Now let’s begin with when the kernel decides to reclaim memory and see how the kernel reclaims memory. So host physical memory is reclaimed based on four “free memory states”, each with a corresponding threshold. Based on the Threshold, the VMkernel chooses which reclamation technique it will use to reclaim memory from virtual machines.

Free Memory state Threshold Reclamation technique
High 6% None
Soft 4% Ballooning
Hard 2% Ballooning and Swapping
Low 1% Swapping

The high memory state has a threshold hold of 6%, that means that 6% of the ESX host physical memory minus the service console memory must be free. When the virtual machines use less than 94% of the host physical memory, the VMkernel will not reclaim memory because there is no need to, but when the memory usage starts to fall towards the free memory threshold the VMkernel will try to balloon memory.
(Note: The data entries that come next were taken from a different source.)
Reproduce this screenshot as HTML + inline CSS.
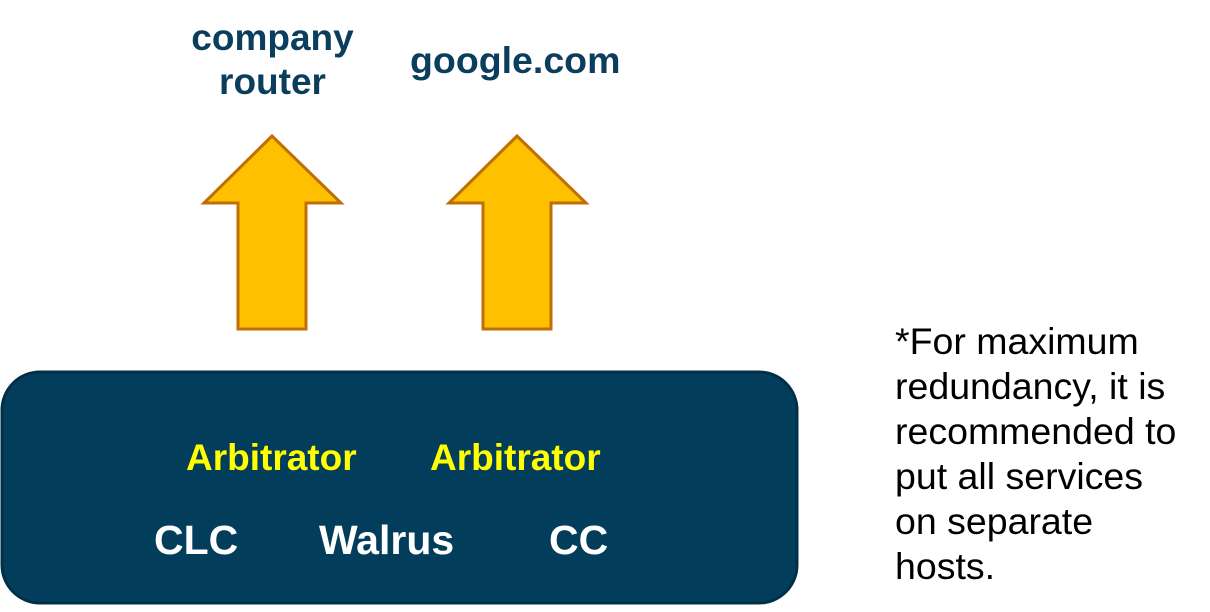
<!DOCTYPE html>
<html><head><style>
body{margin:0;width:1210px;height:612px;background:#fff;position:relative;overflow:hidden;font-family:"Liberation Sans",sans-serif}
.t{position:absolute;white-space:nowrap;font-weight:bold}
</style></head><body>
<svg width="1210" height="612" style="position:absolute;left:0;top:0">
<polygon points="272,136 341,203 306,203 306,329 238,329 238,203 204,203" fill="#ffc000" stroke="#c06f08" stroke-width="3"/>
<polygon points="517,136 586,203 551,203 551,329 483,329 483,203 449,203" fill="#ffc000" stroke="#c06f08" stroke-width="3"/>
<rect x="2" y="372" width="795" height="231" rx="38" fill="#033d5c" stroke="#022f48" stroke-width="3"/>
</svg>
<div class="t" style="left:170px;top:16px;width:205px;text-align:center;font-size:37px;line-height:44px;color:#0b3d5c">company<br>router</div>
<div class="t" style="left:410px;top:39px;font-size:37.5px;line-height:42px;color:#0b3d5c">google.com</div>
<div class="t" style="left:186px;top:437px;font-size:37px;line-height:42px;color:#ffff00">Arbitrator</div>
<div class="t" style="left:430px;top:437px;font-size:37px;line-height:42px;color:#ffff00">Arbitrator</div>
<div class="t" style="left:154px;top:517px;font-size:41px;line-height:46px;color:#fff">CLC</div>
<div class="t" style="left:319px;top:517px;font-size:41px;line-height:46px;color:#fff">Walrus</div>
<div class="t" style="left:549px;top:517px;font-size:41px;line-height:46px;color:#fff">CC</div>
<div class="t" style="left:895px;top:319px;font-weight:normal;font-size:37.5px;line-height:45px;color:#000">*For maximum<br>redundancy, it is<br>recommended to<br>put all services<br>on separate<br>hosts.</div>
</body></html>
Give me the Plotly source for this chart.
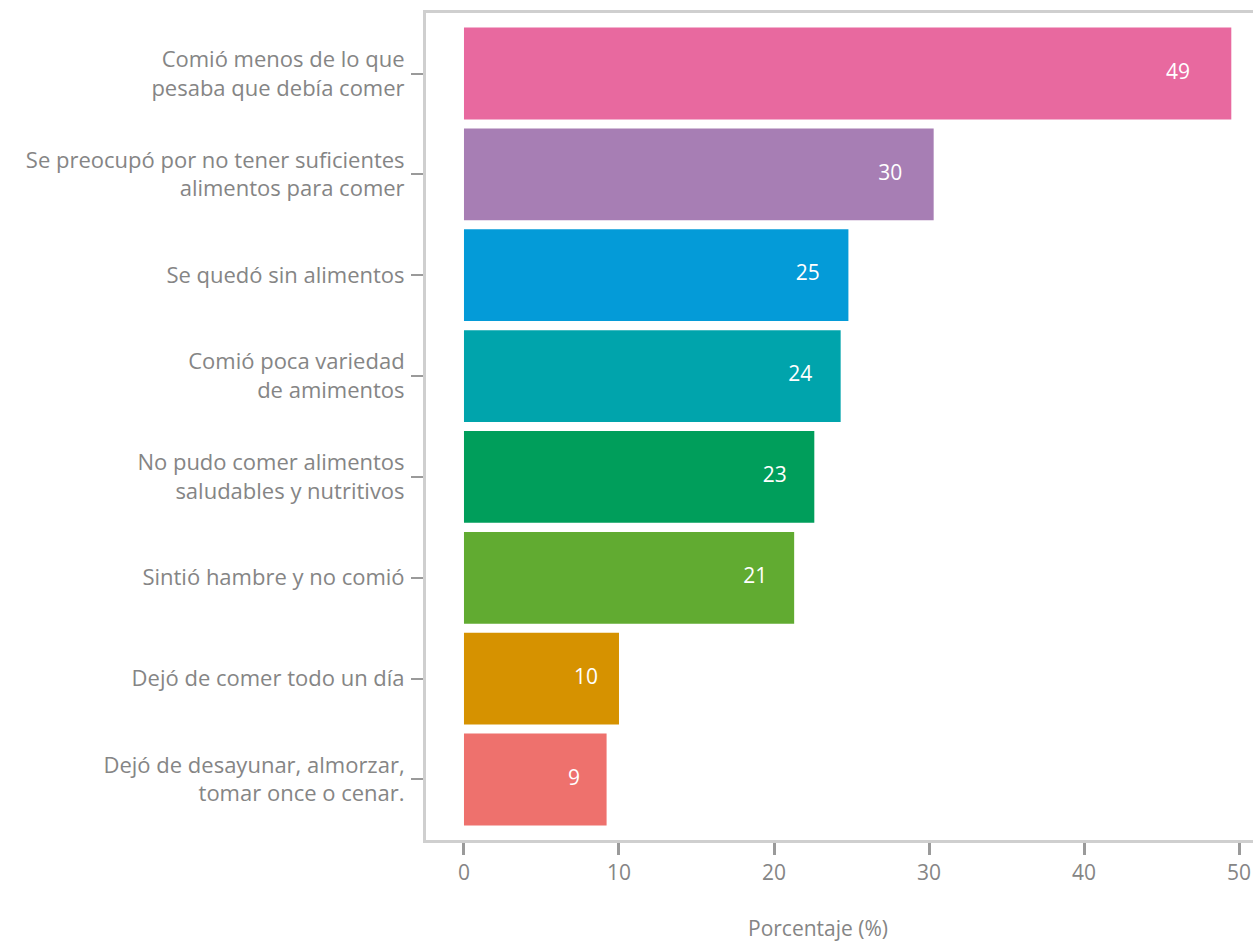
import plotly.graph_objects as go

categories = [
    "Comió menos de lo que<br>pesaba que debía comer",
    "Se preocupó por no tener suficientes<br>alimentos para comer",
    "Se quedó sin alimentos",
    "Comió poca variedad<br>de amimentos",
    "No pudo comer alimentos<br>saludables y nutritivos",
    "Sintió hambre y no comió",
    "Dejó de comer todo un día",
    "Dejó de desayunar, almorzar,<br>tomar once o cenar.",
]
values = [49.5, 30.3, 24.8, 24.3, 22.6, 21.3, 10.0, 9.2]
labels = ["49", "30", "25", "24", "23", "21", "10", "9"]
colors = ["#E8699F", "#A77EB4", "#049BD8", "#00A4AC", "#009E5B", "#61AB31", "#D69200", "#EE716D"]
x_ticks = [0, 10, 20, 30, 40, 50]

FONT = "Open Sans"
GRAY = "#858585"

fig = go.Figure()
fig.add_trace(go.Bar(
    y=categories, x=values, orientation="h",
    marker=dict(color=colors, line=dict(width=0)),
    hoverinfo="skip", showlegend=False,
))
fig.add_trace(go.Scatter(
    y=categories, x=[v * 0.967 - 1.8 for v in values],
    mode="text", text=labels,
    textposition="middle center",
    textfont=dict(family=FONT, size=21, color="white"),
    hoverinfo="skip", showlegend=False,
))

fig.update_layout(
    width=1253, height=946,
    margin=dict(l=426, r=0, t=13, b=106),
    paper_bgcolor="white", plot_bgcolor="white",
    bargap=0.09,
    font=dict(family=FONT, size=21, color=GRAY),
    xaxis=dict(
        range=[-2.45, 50.9],
        tickvals=x_ticks,
        showgrid=False, zeroline=False,
        showline=True, linecolor="#CFCFCF", linewidth=3, mirror=True,
        ticks="outside", ticklen=12, tickwidth=3, tickcolor="#9A9A9A",
        tickfont=dict(family=FONT, size=21, color=GRAY),
    ),
    yaxis=dict(
        type="category",
        categoryorder="array", categoryarray=categories,
        range=[7.6, -0.6],
        showgrid=False, zeroline=False,
        showline=True, linecolor="#CFCFCF", linewidth=3,
        ticks="outside", ticklen=12, tickwidth=2, tickcolor="#9A9A9A",
        tickfont=dict(family=FONT, size=22, color=GRAY),
        ticklabelstandoff=2,
    ),
    annotations=[dict(
        text="Porcentaje (%)", xref="paper", yref="paper",
        x=(818 - 426) / 827, y=-104 / 827, xanchor="center", yanchor="bottom",
        showarrow=False, font=dict(family=FONT, size=21, color=GRAY),
    )],
)

fig.write_html("out.html")
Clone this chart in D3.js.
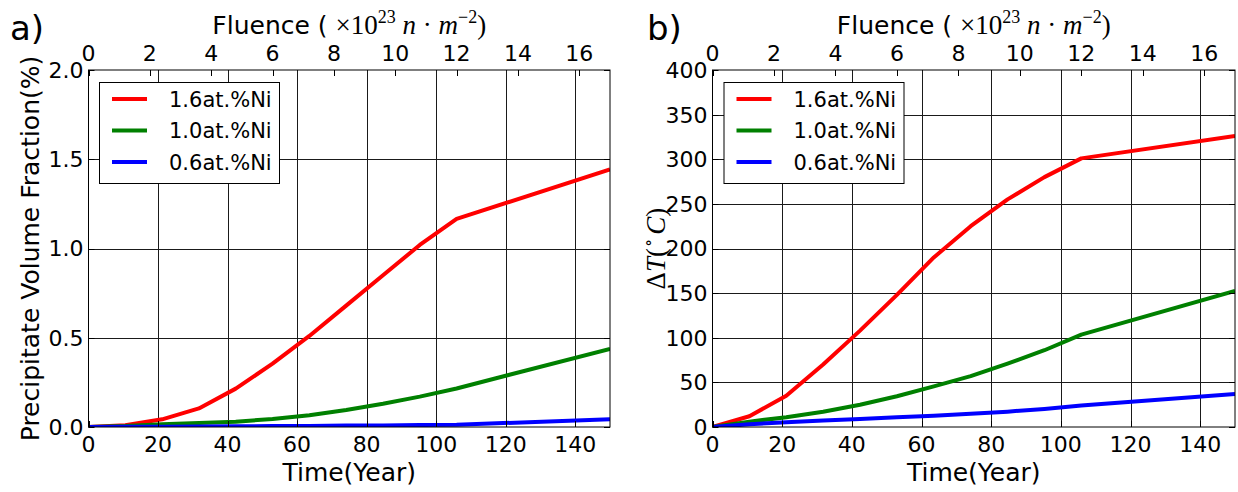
<!DOCTYPE html>
<html>
<head>
<meta charset="utf-8">
<script src="https://cdn.jsdelivr.net/npm/d3@7"></script>
<style>
  html, body { margin: 0; padding: 0; background: #fff; }
  svg { display: block; }
  text { font-family: "DejaVu Sans", sans-serif; fill: #000; }
</style>
</head>
<body>
<svg id="chart" width="1238" height="492"></svg>
<script>
// ---- data ----
const times = [0, 10.59, 21.18, 31.76, 42.35, 52.94, 63.53, 74.12, 84.71, 95.29, 105.88, 150];
const seriesNames = ["1.6at.%Ni", "1.0at.%Ni", "0.6at.%Ni"];
const seriesColors = ["#ff0000", "#008000", "#0000ff"];

const fractionNi16 = [0, 0.01, 0.043, 0.104, 0.215, 0.355, 0.51, 0.68, 0.85, 1.02, 1.166, 1.443];
const fractionNi10 = [0, 0.005, 0.015, 0.022, 0.03, 0.045, 0.066, 0.095, 0.13, 0.17, 0.216, 0.438];
const fractionNi06 = [0, 0.001, 0.002, 0.003, 0.004, 0.005, 0.006, 0.008, 0.009, 0.011, 0.013, 0.043];

const deltaTNi16 = [0, 12, 35, 70, 108, 148, 190, 225, 255, 280, 301, 326];
const deltaTNi10 = [0, 6, 11, 17, 25, 34.5, 45.5, 57, 71, 86, 103.5, 152.5];
const deltaTNi06 = [0, 3, 5.3, 7.2, 9, 10.8, 12.7, 14.8, 17.2, 20.3, 24, 37];

const timeTicks = [0, 20, 40, 60, 80, 100, 120, 140];
const fluenceTicks = [0, 2, 4, 6, 8, 10, 12, 14, 16];
const fractionTicks = [0, 0.5, 1.0, 1.5, 2.0];
const deltaTTicks = [0, 50, 100, 150, 200, 250, 300, 350, 400];

// ---- layout ----
const svg = d3.select("#chart");
const plotTop = 70, plotBottom = 427;
const mathFont = "'Liberation Serif', 'DejaVu Serif', serif";

const panels = [
  { id: "a", left: 88.5, right: 610, label: "a)", labelX: 10,
    yDomain: [0, 2], yTicks: fractionTicks, yFmt: d3.format(".1f"),
    series: [fractionNi16, fractionNi10, fractionNi06],
    yLabel: "frac", legendX: 99 },
  { id: "b", left: 712.5, right: 1235, label: "b)", labelX: 647,
    yDomain: [0, 400], yTicks: deltaTTicks, yFmt: d3.format("d"),
    series: [deltaTNi16, deltaTNi10, deltaTNi06],
    yLabel: "dT", legendX: 723.5 }
];

const tickFont = 22, labelFont = 25, legendFont = 21;

panels.forEach(p => {
  const x = d3.scaleLinear().domain([0, 150]).range([p.left, p.right]);
  const xTop = d3.scaleLinear().domain([0, 17]).range([p.left, p.right]);
  const y = d3.scaleLinear().domain(p.yDomain).range([plotBottom, plotTop]);
  const g = svg.append("g");

  g.append("clipPath").attr("id", "clip-" + p.id)
    .append("rect").attr("x", p.left).attr("y", plotTop)
    .attr("width", p.right - p.left).attr("height", plotBottom - plotTop);

  // grid
  const grid = g.append("g").attr("stroke", "#1a1a1a").attr("stroke-width", 1);
  timeTicks.forEach(t => {
    if (t === 0) return;
    const xx = Math.round(x(t)) + 0.5;
    grid.append("line").attr("x1", xx).attr("x2", xx).attr("y1", plotTop).attr("y2", plotBottom);
  });
  p.yTicks.forEach(v => {
    if (v === p.yDomain[0] || v === p.yDomain[1]) return;
    const yy = Math.round(y(v)) + 0.5;
    grid.append("line").attr("x1", p.left).attr("x2", p.right).attr("y1", yy).attr("y2", yy);
  });

  // lines
  const line = d3.line().x((d, i) => x(times[i])).y(d => y(d));
  const lg = g.append("g").attr("clip-path", `url(#clip-${p.id})`);
  p.series.forEach((s, k) => {
    lg.append("path").datum(s).attr("d", line)
      .attr("fill", "none").attr("stroke", seriesColors[k])
      .attr("stroke-width", 4).attr("stroke-linejoin", "round");
  });

  // frame
  g.append("rect").attr("x", p.left).attr("y", plotTop)
    .attr("width", p.right - p.left).attr("height", plotBottom - plotTop)
    .attr("fill", "none").attr("stroke", "#000").attr("stroke-width", 1);

  // inward ticks
  const tk = g.append("g").attr("stroke", "#000").attr("stroke-width", 1);
  timeTicks.forEach(t => {
    const xx = Math.round(x(t)) + 0.5;
    tk.append("line").attr("x1", xx).attr("x2", xx).attr("y1", plotBottom).attr("y2", plotBottom - 6);
  });
  fluenceTicks.forEach(f => {
    const xx = Math.round(xTop(f)) + 0.5;
    tk.append("line").attr("x1", xx).attr("x2", xx).attr("y1", plotTop).attr("y2", plotTop + 6);
  });
  p.yTicks.forEach(v => {
    const yy = Math.round(y(v)) + 0.5;
    tk.append("line").attr("x1", p.left).attr("x2", p.left + 6).attr("y1", yy).attr("y2", yy);
    tk.append("line").attr("x1", p.right).attr("x2", p.right - 6).attr("y1", yy).attr("y2", yy);
  });

  // tick labels
  timeTicks.forEach(t => {
    g.append("text").attr("x", x(t)).attr("y", plotBottom + 8)
      .attr("dy", "0.76em").attr("text-anchor", "middle")
      .style("font-size", tickFont + "px").text(t);
  });
  fluenceTicks.forEach(f => {
    g.append("text").attr("x", xTop(f)).attr("y", plotTop - 9)
      .attr("text-anchor", "middle")
      .style("font-size", tickFont + "px").text(f);
  });
  p.yTicks.forEach(v => {
    g.append("text").attr("x", p.left - 5).attr("y", y(v))
      .attr("dy", "0.36em").attr("text-anchor", "end")
      .style("font-size", tickFont + "px").text(p.yFmt(v));
  });

  // axis titles
  const cx = (p.left + p.right) / 2;
  g.append("text").attr("x", cx).attr("y", 481).attr("text-anchor", "middle")
    .style("font-size", labelFont + "px").text("Time(Year)");

  const ft = g.append("text").attr("x", cx).attr("y", 34).attr("text-anchor", "middle")
    .style("font-size", labelFont + "px");
  ft.append("tspan").text("Fluence ( ");
  ft.append("tspan").style("font-family", mathFont).style("font-size", "27px").text("×10");
  ft.append("tspan").style("font-family", mathFont).style("font-size", "18px")
    .attr("dy", -11).text("23");
  ft.append("tspan").style("font-family", mathFont).style("font-size", "27px").style("font-style", "italic")
    .attr("dy", 11).text(" n");
  ft.append("tspan").style("font-family", mathFont).style("font-size", "27px").text(" · ");
  ft.append("tspan").style("font-family", mathFont).style("font-size", "27px").style("font-style", "italic").text("m");
  ft.append("tspan").style("font-family", mathFont).style("font-size", "18px")
    .attr("dy", -11).text("−2");
  ft.append("tspan").style("font-family", mathFont).style("font-size", "27px").attr("dy", 11).text(")");

  const cy = (plotTop + plotBottom) / 2;
  if (p.yLabel === "frac") {
    g.append("text").attr("transform", `translate(${p.left - 50},${cy}) rotate(-90)`)
      .attr("text-anchor", "middle").style("font-size", labelFont + "px")
      .text("Precipitate Volume Fraction(%)");
  } else {
    const yt = g.append("text").attr("transform", `translate(${p.left - 48},${cy}) rotate(-90)`)
      .attr("text-anchor", "middle").style("font-size", "27px")
      .style("font-family", mathFont);
    yt.append("tspan").text("Δ");
    yt.append("tspan").style("font-style", "italic").text("T");
    yt.append("tspan").text("(");
    yt.append("tspan").style("font-size", "17px").attr("dx", 1).attr("dy", -11).text("∘");
    yt.append("tspan").style("font-style", "italic").attr("dx", 4).attr("dy", 11).text("C");
    yt.append("tspan").text(")");
  }

  // panel label
  g.append("text").attr("x", p.labelX).attr("y", 40)
    .style("font-size", "34px").text(p.label);

  // legend
  const lgX = p.legendX, lgY = 82, lgW = 180, lgH = 101;
  const leg = g.append("g");
  leg.append("rect").attr("x", lgX + 0.5).attr("y", lgY + 0.5).attr("width", lgW).attr("height", lgH)
    .attr("fill", "#fff").attr("stroke", "#000").attr("stroke-width", 1);
  seriesNames.forEach((name, k) => {
    const ly = lgY + 17 + k * 31.5;
    leg.append("line").attr("x1", lgX + 13).attr("x2", lgX + 48).attr("y1", ly).attr("y2", ly)
      .attr("stroke", seriesColors[k]).attr("stroke-width", 4);
    leg.append("text").attr("x", lgX + 70).attr("y", ly).attr("dy", "0.36em")
      .style("font-size", legendFont + "px").text(name);
  });
});
</script>
</body>
</html>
The VMkernel selects the virtual machines with the largest amounts of idle memory (detected by the idle memory tax process) and will ask the virtual machine to select it’s idle memory pages. Now to do this the guest os needs to swap those pages, so if the guest is not configured with sufficient swap space, ballooning can become problematic. Linux behaves pretty worse in this situation, invoking OOM (out-of memory) killer when its swap space is full and starts to randomly kill processes.
Back to the VMkernel, in the High and Soft state, ballooning if favored over swapping. If it ESX server cannot reclaim memory by ballooning in time before it reaches the Hard state, the ESX turns to swapping. Swapping has proven to be a sure thing within a limited amount of time. Opposite of the balloon driver, which tries to understand the needs of the virtual machine let the guest decides whether and what to swap, the swap mechanism just brutally picks pages at random from the virtual machine, this impacts the performance of the virtual machine but will help the VMkernel to survive.
Now the fun thing is, before the VMkernel detects the free memory is reaching the soft threshold, it will start to request pages through the balloon driver (vmmemctl), this is because it takes time for the Guest OS to respond to the vmmemctl driver with suitable pages. By starting prematurely, the VMkernel tries to avoid the situation that it will reach the Soft state or worse. So you can see ballooning occurring sometimes before the Soft state is reached. (between 6 and 4% free memory)
One exception is the virtual machine memory limit, if a limit is set on the virtual machine, the VMkernel always tries to balloon or swap pages of the virtual machine after reaching its limit, even if the ESX host has enough free memory available.